▶ [TASK INSTRUCTIONS]:
Within the records that follow, restate exactly the lines from the line with "Give me the Plotly source for this chart." down to the line with "import plotly.graph_objects as go", including both. Omit the pictures.

▶ [GIVEN DATA]:
----------------------------------------

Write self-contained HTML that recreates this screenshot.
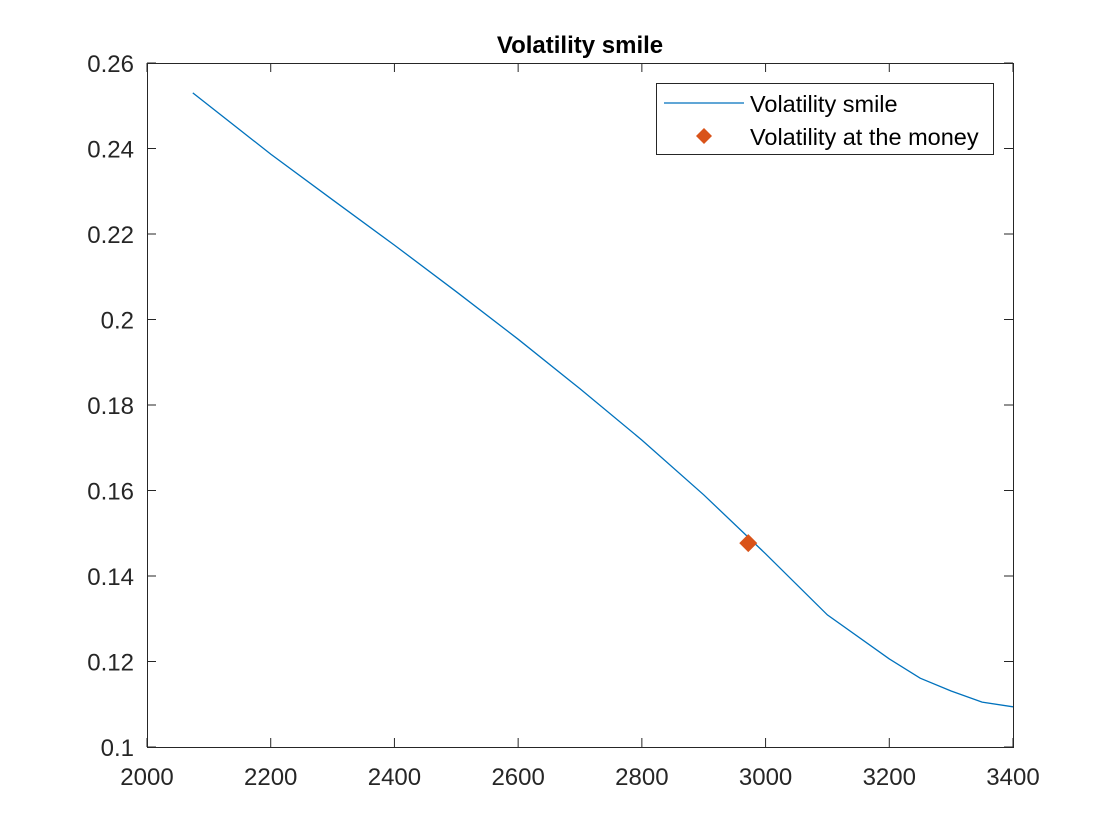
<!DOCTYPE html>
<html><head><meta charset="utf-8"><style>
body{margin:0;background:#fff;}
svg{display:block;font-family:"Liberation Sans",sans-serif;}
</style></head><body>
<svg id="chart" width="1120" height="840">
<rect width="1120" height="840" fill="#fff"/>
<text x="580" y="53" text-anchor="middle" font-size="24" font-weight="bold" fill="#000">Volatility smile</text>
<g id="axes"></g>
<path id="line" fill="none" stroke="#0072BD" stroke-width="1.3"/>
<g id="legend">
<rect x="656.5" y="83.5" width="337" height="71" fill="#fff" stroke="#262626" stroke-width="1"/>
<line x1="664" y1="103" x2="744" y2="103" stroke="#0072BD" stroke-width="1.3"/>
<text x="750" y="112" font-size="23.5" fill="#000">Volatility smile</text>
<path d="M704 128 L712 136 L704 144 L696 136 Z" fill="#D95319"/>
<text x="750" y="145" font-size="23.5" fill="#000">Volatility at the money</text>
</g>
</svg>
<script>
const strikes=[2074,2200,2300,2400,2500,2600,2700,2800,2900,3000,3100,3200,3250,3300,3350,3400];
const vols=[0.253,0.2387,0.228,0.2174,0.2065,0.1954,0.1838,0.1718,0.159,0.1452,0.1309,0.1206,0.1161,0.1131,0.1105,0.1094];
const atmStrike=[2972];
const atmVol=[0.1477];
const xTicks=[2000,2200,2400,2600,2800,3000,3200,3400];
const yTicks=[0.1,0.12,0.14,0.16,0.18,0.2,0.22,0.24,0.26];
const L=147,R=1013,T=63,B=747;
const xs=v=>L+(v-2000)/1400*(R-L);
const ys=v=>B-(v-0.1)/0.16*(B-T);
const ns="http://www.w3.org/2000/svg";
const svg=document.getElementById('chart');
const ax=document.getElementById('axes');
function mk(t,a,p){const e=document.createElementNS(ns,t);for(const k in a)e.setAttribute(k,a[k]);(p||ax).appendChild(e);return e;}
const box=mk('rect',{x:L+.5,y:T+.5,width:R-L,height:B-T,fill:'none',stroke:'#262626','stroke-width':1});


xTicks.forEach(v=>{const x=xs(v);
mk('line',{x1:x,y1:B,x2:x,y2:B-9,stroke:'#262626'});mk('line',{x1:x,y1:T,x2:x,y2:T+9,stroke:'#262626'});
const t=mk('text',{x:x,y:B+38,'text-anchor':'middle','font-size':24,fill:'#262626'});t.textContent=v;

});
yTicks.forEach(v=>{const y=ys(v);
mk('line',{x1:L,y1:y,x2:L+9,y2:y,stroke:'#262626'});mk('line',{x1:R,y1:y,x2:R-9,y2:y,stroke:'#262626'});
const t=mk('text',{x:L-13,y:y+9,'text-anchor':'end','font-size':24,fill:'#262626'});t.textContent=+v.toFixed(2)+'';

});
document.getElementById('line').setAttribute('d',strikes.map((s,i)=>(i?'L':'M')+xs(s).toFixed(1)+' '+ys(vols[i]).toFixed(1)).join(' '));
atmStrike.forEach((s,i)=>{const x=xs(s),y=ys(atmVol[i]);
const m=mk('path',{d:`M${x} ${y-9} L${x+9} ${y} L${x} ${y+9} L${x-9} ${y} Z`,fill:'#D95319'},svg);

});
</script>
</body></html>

----------------------------------------

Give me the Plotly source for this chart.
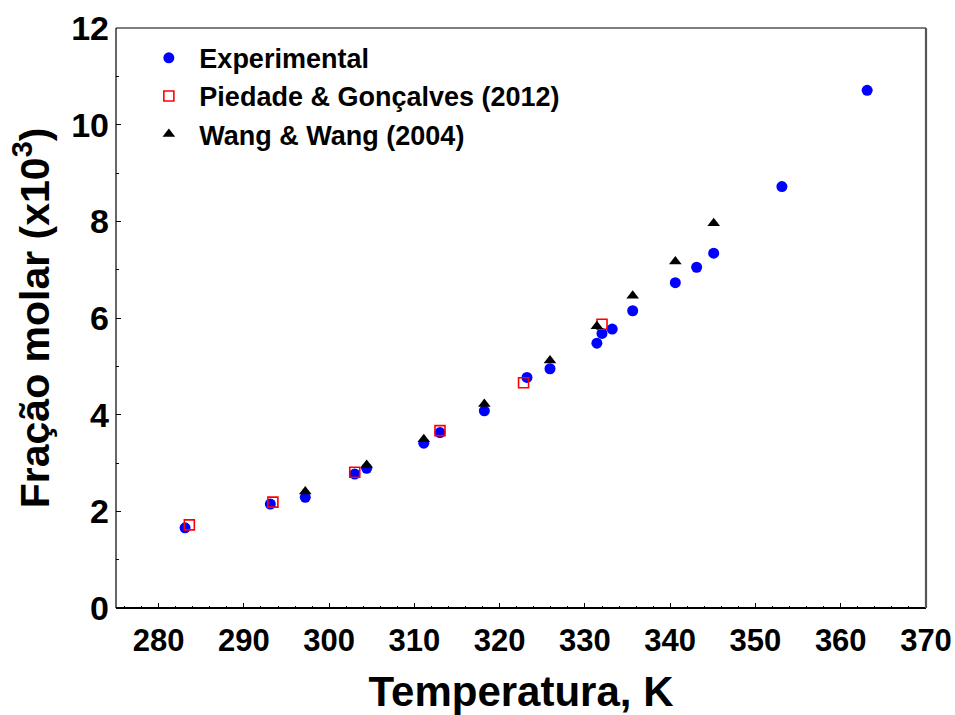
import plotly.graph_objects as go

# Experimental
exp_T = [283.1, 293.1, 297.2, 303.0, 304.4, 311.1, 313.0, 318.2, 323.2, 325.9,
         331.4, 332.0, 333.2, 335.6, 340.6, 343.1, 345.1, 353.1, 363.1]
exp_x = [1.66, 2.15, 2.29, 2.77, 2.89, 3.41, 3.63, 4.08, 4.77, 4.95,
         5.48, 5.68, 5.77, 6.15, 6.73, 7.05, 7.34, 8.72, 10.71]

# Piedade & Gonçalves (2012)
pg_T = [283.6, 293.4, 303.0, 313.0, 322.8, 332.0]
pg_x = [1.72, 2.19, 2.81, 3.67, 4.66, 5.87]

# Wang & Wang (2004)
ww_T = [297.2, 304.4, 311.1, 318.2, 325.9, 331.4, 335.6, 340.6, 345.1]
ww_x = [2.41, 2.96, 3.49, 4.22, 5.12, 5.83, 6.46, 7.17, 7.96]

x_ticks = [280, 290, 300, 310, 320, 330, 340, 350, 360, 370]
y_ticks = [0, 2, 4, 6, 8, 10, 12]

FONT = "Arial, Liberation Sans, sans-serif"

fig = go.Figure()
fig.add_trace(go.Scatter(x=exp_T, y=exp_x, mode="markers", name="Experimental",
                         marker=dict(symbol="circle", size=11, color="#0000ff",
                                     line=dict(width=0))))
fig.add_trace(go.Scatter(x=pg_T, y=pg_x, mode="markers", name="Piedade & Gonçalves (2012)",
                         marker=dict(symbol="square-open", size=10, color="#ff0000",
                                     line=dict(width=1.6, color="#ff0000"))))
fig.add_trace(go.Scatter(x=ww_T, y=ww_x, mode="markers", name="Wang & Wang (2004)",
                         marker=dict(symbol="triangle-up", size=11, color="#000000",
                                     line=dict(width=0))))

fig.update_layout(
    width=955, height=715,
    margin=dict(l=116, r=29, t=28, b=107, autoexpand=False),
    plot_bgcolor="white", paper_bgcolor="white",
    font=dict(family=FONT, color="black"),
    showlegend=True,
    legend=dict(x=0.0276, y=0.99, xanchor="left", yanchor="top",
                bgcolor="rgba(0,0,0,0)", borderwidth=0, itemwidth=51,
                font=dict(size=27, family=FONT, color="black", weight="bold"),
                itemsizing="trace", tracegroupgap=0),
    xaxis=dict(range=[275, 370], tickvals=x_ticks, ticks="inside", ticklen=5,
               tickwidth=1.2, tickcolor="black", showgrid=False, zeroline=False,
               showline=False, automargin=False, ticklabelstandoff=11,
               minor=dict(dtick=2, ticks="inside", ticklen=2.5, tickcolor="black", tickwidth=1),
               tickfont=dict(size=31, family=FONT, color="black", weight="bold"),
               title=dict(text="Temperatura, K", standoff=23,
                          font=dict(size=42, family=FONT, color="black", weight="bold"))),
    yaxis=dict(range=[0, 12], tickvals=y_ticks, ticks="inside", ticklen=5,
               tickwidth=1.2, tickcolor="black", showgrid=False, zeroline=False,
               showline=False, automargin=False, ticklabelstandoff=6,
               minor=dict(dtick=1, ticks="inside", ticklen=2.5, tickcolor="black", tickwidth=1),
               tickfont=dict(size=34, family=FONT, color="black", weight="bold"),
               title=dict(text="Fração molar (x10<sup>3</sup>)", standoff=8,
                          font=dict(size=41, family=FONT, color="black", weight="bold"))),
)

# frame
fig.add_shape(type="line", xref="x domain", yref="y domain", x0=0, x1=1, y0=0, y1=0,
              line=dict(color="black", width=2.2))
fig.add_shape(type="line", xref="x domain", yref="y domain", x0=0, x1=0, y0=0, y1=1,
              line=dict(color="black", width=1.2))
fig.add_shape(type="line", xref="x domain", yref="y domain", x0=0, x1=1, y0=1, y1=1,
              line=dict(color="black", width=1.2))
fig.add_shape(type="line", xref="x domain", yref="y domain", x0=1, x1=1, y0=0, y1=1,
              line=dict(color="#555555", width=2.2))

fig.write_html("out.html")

----------------------------------------

▶ [EXERCISE RESPONSE]:
Give me the Plotly source for this chart.
import plotly.graph_objects as go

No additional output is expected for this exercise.